Despite targeting Master Plan areas, Robinson said the environmental conditions and obstacles still remain for his firm, though the areas offer more protection to the firms.
“So we’re not taking on entitlement risks, rezoning,” he said, adding, “we can bring our projects to market quicker.”
In addition to RAF Pacifica and Badiee Development, Lee & Associates recently sold a 21,415-sqaure foot industrial building on Kellogg Avenue in Carlsbad for $2.9 million to TLR Properties, according to a press release from Lee & Associates. TLR plans to renovate the building before putting the property up for lease.
Lee & Associates also announced it recently leased a research and development building on Loker Avenue for $1.5 million to Optec Fuel Technologies in the Promontory Business Park.
But it’s not just industry and large-scale commercial operations taking a foothold in North County. Numerous breweries, wineries and other restaurants have put down roots in Carlsbad and other cities.

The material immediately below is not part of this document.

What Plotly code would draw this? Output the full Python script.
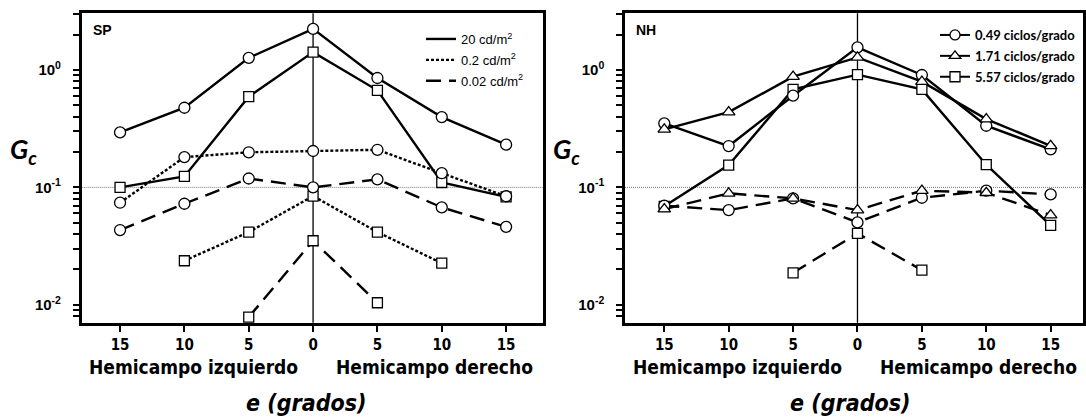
import plotly.graph_objects as go

# ---------------- data ----------------
ecc = [-15, -10, -5, 0, 5, 10, 15]
ecc_labels = ["15", "10", "5", "0", "5", "10", "15"]

# Panel SP (luminance levels); circles and squares
sp_20_circ = [0.294, 0.477, 1.27, 2.24, 0.855, 0.397, 0.231]
sp_20_sq = [0.100, 0.124, 0.593, 1.42, 0.671, 0.110, 0.083]
sp_02_circ = [0.074, 0.181, 0.199, 0.204, 0.209, 0.132, 0.084]
sp_02_sq = [None, 0.0237, 0.0416, 0.0843, 0.0416, 0.0226, None]
sp_002_circ = [0.0433, 0.0725, 0.119, 0.100, 0.117, 0.0675, 0.0461]
sp_002_sq = [None, None, 0.00785, 0.0351, 0.0104, None, None]

# Panel NH (spatial frequencies); solid and dashed
nh_049_solid = [0.351, 0.225, 0.604, 1.56, 0.906, 0.335, 0.211]
nh_171_solid = [0.312, 0.438, 0.877, 1.28, 0.795, 0.382, 0.226]
nh_557_solid = [0.069, 0.155, 0.684, 0.912, 0.684, 0.156, 0.0474]
nh_049_dash = [0.0697, 0.064, 0.0806, 0.0503, 0.0816, 0.0937, 0.0871]
nh_171_dash = [0.0653, 0.0889, 0.0806, 0.064, 0.0937, 0.090, 0.058]
nh_557_dash = [None, None, 0.0187, 0.0405, 0.0197, None, None]

sp_legend = ["20 cd/m<sup>2</sup>", "0.2 cd/m<sup>2</sup>", "0.02 cd/m<sup>2</sup>"]
nh_legend = ["0.49 ciclos/grado", "1.71 ciclos/grado", "5.57 ciclos/grado"]

y_major_vals = [0.01, 0.1, 1]
y_major_text = ["10<sup>-2</sup>", "10<sup>-1</sup>", "10<sup>0</sup>"]
y_minor_vals = [m * 10.0 ** e for e in (-3, -2, -1, 0) for m in range(2, 10)]
y_tickvals = y_major_vals + y_minor_vals
y_ticktext = y_major_text + [""] * len(y_minor_vals)

# ---------------- layout helpers ----------------
W, H = 1086, 419
def px(p):
    return p / W
def py(p):
    return 1 - p / H

DOT = "3px,2px"
DASH = "15px,8px"
YRANGE = [-2.153, 0.483]
YDOMAIN = [py(322.7), py(13.3)]

fig = go.Figure()

def add_series(y, xa, ya, dash, symbol, size, width=2.4):
    fig.add_trace(go.Scatter(x=ecc, y=y, xaxis=xa, yaxis=ya, mode="lines",
                             line=dict(color="black", width=width, dash=dash),
                             showlegend=False, hoverinfo="skip"))
    return dict(y=y, xa=xa, ya=ya, symbol=symbol, size=size)

markers = []
# SP panel
markers.append(add_series(sp_20_sq, "x", "y", "solid", "square", 10))
markers.append(add_series(sp_02_sq, "x", "y", DOT, "square", 10))
markers.append(add_series(sp_002_sq, "x", "y", DASH, "square", 10))
markers.append(add_series(sp_20_circ, "x", "y", "solid", "circle", 11))
markers.append(add_series(sp_02_circ, "x", "y", DOT, "circle", 11))
markers.append(add_series(sp_002_circ, "x", "y", DASH, "circle", 11))
# NH panel
markers.append(add_series(nh_557_solid, "x2", "y2", "solid", "square", 10))
markers.append(add_series(nh_557_dash, "x2", "y2", DASH, "square", 10))
markers.append(add_series(nh_049_solid, "x2", "y2", "solid", "circle", 11))
markers.append(add_series(nh_049_dash, "x2", "y2", DASH, "circle", 11))
markers.append(add_series(nh_171_solid, "x2", "y2", "solid", "triangle-up", 11))
markers.append(add_series(nh_171_dash, "x2", "y2", DASH, "triangle-up", 11))

for m in markers:
    fig.add_trace(go.Scatter(x=ecc, y=m["y"], xaxis=m["xa"], yaxis=m["ya"], mode="markers",
                             marker=dict(symbol=m["symbol"], size=m["size"], color="white",
                                         line=dict(color="black", width=1.3)),
                             showlegend=False, hoverinfo="skip", cliponaxis=False))

# legend entries
for name, dash, g in zip(sp_legend, ["solid", DOT, DASH], ["a", "b", "c"]):
    fig.add_trace(go.Scatter(x=[None], y=[None], xaxis="x", yaxis="y", mode="lines",
                             name=name, legend="legend", legendgroup="sp" + g,
                             line=dict(color="black", width=2.4, dash=dash)))
for name, sym, g in zip(nh_legend, ["circle", "triangle-up", "square"], ["a", "b", "c"]):
    fig.add_trace(go.Scatter(x=[None], y=[None], xaxis="x2", yaxis="y2", mode="lines+markers",
                             name=name, legend="legend2", legendgroup="nh" + g,
                             line=dict(color="black", width=2),
                             marker=dict(symbol=sym, size=10, color="white",
                                         line=dict(color="black", width=1.3))))

tickfont_x = dict(family="DejaVu Sans Condensed", size=15, color="black", weight="bold")
tickfont_y = dict(family="Liberation Sans", size=15, color="black", weight="bold")

def xaxis(domain, rng):
    return dict(domain=domain, range=rng, tickmode="array", tickvals=ecc, ticktext=ecc_labels,
                ticks="outside", ticklen=7, tickwidth=2, tickcolor="black",
                showline=True, linewidth=2.5, linecolor="black", mirror=True,
                showgrid=False, zeroline=False, tickfont=tickfont_x, fixedrange=True)

def yaxis(anchor):
    return dict(type="log", domain=YDOMAIN, range=YRANGE, anchor=anchor,
                tickmode="array", tickvals=y_tickvals, ticktext=y_ticktext,
                ticks="outside", ticklen=6, tickwidth=2, tickcolor="black",
                ticklabelstandoff=9,
                showline=True, linewidth=2.5, linecolor="black", mirror=True,
                showgrid=False, zeroline=False, tickfont=tickfont_y, fixedrange=True)

ann = []
for xa, panel in (("x", "SP"), ("x2", "NH")):
    ann.append(dict(text="<b>%s</b>" % panel, xref=xa + " domain", yref="paper", x=0.02, y=py(30),
                    xanchor="left", yanchor="middle", showarrow=False,
                    font=dict(family="Liberation Sans", size=14, color="black")))
    ann.append(dict(text="Hemicampo izquierdo", xref=xa, yref="paper", x=-9.3, y=py(367),
                    xanchor="center", yanchor="middle", showarrow=False,
                    font=dict(family="DejaVu Sans Condensed", size=19, color="black", weight="bold")))
    ann.append(dict(text="Hemicampo derecho", xref=xa, yref="paper", x=9.4, y=py(367),
                    xanchor="center", yanchor="middle", showarrow=False,
                    font=dict(family="DejaVu Sans Condensed", size=19, color="black", weight="bold")))
    ann.append(dict(text="<i>e (grados)</i>", xref=xa, yref="paper", x=-0.55, y=py(403),
                    xanchor="center", yanchor="middle", showarrow=False,
                    font=dict(family="DejaVu Sans Condensed", size=23, color="black", weight="bold")))
for xc in (23, 566):
    ann.append(dict(text="<b><i>G<sub>c</sub></i></b>", xref="paper", yref="paper", x=px(xc), y=py(150),
                    xanchor="center", yanchor="middle", showarrow=False,
                    font=dict(family="Lato", size=27, color="black")))

shapes = []
for xa, ya in (("x", "y"), ("x2", "y2")):
    shapes.append(dict(type="line", xref=xa + " domain", yref=ya, x0=0, x1=1, y0=0.1, y1=0.1,
                       line=dict(color="#777777", width=1, dash="1px,1px"), layer="below"))
    shapes.append(dict(type="line", xref=xa, yref=ya + " domain", x0=0, x1=0, y0=0, y1=1,
                       line=dict(color="black", width=1.3), layer="below"))

fig.update_layout(
    width=W, height=H, margin=dict(l=0, r=0, t=0, b=0),
    paper_bgcolor="white", plot_bgcolor="white",
    xaxis=xaxis([px(81.7), px(543.3)], [-17.98, 17.89]),
    yaxis=yaxis("x"),
    xaxis2=xaxis([px(625), px(1083)], [-18.05, 17.51]),
    yaxis2=yaxis("x2"),
    annotations=ann, shapes=shapes,
    legend=dict(x=px(421), y=py(24), xanchor="left", yanchor="top", bgcolor="rgba(0,0,0,0)",
                font=dict(family="Liberation Sans", size=13, color="black"),
                tracegroupgap=1, traceorder="grouped"),
    legend2=dict(x=px(935), y=py(20), xanchor="left", yanchor="top", bgcolor="rgba(0,0,0,0)",
                 font=dict(family="Lato", size=13, color="black", weight="bold"),
                 tracegroupgap=1, traceorder="grouped"),
    showlegend=True,
)

fig.write_html("out.html")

For example, Park 101 in Carlsbad Village will open in February with an 8,000-square foot multi-level building. It’s North County’s small-scale version of Liberty Station in San Diego, according to Paige Nordeen, media relations manager for
Alternative Strategies, the company handling marketing for Park 101.
The property will feature dining and drinking establishments, a market for on-the-go customers and a deck with fire pits.
The Carlsbad City Council also approved a conditional use permit for a pseudo incubator, dubbed the Brewery Igniter, at the Carlsbad Corporate Center.
“There is definitely some increased activity,” Van Peski said. “Some of the growth is due to our very strong industry clusters. A lot of these clusters, they kind of feed off each other.”